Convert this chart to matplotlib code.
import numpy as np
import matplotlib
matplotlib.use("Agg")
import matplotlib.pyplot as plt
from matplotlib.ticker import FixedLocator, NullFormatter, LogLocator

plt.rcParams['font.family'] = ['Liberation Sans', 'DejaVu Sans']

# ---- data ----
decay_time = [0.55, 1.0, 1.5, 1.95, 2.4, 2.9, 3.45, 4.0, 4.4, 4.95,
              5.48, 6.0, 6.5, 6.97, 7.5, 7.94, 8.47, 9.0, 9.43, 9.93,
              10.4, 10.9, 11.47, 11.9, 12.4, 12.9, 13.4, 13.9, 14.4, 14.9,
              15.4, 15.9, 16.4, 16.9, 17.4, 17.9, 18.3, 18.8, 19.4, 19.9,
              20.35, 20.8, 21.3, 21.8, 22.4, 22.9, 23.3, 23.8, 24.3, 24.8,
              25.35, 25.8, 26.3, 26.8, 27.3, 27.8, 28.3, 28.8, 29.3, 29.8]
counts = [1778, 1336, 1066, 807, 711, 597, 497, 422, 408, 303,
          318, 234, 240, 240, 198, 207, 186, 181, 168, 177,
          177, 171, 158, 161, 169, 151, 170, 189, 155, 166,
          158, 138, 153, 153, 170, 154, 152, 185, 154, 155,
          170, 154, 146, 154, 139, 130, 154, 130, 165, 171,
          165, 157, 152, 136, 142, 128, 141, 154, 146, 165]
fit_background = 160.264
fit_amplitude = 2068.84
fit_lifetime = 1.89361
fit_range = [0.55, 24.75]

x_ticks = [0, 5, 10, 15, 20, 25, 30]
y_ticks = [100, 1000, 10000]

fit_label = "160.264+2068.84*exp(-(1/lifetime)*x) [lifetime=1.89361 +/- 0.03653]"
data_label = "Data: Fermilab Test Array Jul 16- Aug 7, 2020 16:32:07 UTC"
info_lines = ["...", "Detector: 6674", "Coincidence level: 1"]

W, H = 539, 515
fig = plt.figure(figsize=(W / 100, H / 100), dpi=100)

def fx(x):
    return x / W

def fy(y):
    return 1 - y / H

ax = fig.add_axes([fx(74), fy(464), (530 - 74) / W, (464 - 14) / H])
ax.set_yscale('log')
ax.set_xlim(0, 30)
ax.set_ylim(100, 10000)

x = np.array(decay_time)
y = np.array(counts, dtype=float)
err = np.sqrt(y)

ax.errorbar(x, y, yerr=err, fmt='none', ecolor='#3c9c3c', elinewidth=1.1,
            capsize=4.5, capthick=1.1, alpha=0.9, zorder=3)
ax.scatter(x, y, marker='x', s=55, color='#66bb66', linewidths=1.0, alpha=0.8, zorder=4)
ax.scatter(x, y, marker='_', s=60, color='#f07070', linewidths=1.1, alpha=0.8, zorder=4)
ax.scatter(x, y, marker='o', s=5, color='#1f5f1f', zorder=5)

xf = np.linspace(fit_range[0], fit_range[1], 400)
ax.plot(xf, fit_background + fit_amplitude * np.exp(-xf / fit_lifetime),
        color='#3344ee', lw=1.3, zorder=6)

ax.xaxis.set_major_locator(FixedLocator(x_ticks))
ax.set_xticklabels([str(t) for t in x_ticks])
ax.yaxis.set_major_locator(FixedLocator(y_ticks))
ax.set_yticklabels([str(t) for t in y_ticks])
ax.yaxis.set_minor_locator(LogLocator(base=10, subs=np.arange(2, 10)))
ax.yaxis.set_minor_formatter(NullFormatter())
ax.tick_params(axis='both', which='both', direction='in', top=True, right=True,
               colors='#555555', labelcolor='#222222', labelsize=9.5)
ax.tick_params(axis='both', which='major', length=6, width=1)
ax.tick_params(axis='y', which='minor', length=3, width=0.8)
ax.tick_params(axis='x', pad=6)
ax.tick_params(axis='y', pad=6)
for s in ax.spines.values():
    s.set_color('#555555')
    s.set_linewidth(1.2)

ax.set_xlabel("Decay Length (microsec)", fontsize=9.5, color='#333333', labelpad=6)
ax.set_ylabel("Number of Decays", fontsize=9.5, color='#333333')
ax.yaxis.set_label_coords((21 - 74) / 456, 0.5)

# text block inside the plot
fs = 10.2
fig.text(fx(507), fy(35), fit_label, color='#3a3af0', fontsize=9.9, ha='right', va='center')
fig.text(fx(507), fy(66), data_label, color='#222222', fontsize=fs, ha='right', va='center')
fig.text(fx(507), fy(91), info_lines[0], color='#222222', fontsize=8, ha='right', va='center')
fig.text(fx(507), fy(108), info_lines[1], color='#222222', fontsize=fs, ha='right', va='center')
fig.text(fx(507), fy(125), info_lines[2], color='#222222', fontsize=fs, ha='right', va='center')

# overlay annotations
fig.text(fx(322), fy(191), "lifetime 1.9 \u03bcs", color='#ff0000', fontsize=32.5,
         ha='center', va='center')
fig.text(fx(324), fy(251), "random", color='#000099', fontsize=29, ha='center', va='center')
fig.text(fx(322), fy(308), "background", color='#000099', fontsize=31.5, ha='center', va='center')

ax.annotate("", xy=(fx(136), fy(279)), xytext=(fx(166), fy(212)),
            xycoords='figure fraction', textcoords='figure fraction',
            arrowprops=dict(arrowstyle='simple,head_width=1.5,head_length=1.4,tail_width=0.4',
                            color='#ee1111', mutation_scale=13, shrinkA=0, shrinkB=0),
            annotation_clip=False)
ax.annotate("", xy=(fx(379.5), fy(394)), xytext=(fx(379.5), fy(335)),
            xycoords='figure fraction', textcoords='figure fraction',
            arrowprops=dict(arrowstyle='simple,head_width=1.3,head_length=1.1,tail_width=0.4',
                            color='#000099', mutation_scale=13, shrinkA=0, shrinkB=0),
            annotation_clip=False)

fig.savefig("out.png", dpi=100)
==
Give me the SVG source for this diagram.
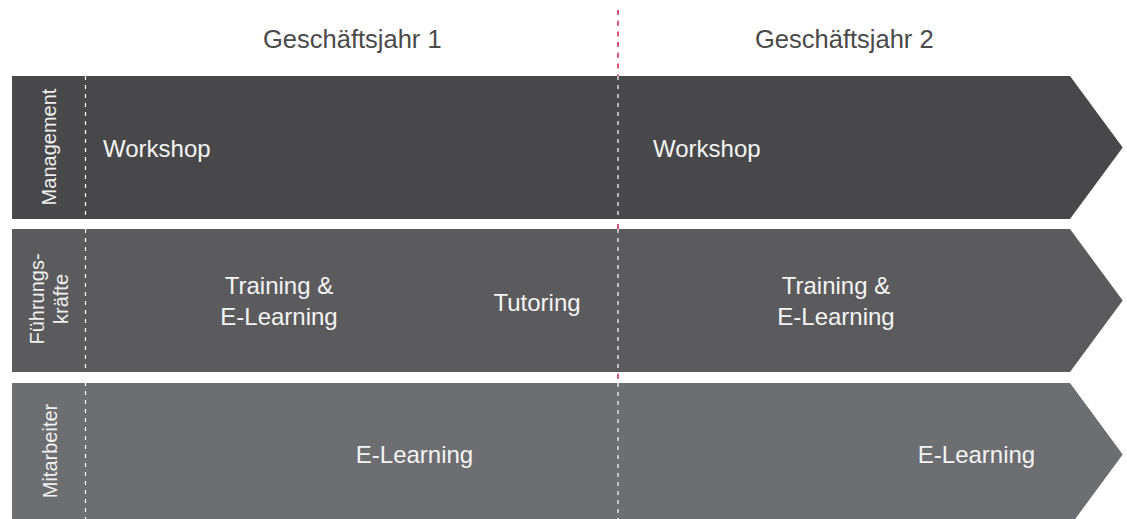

# EXERCISE REQUIREMENTS
List all lines above in which the string "this" appears.

# THE OUTPUT
Convert this chart to matplotlib code.
Give me the SVG source for this diagram.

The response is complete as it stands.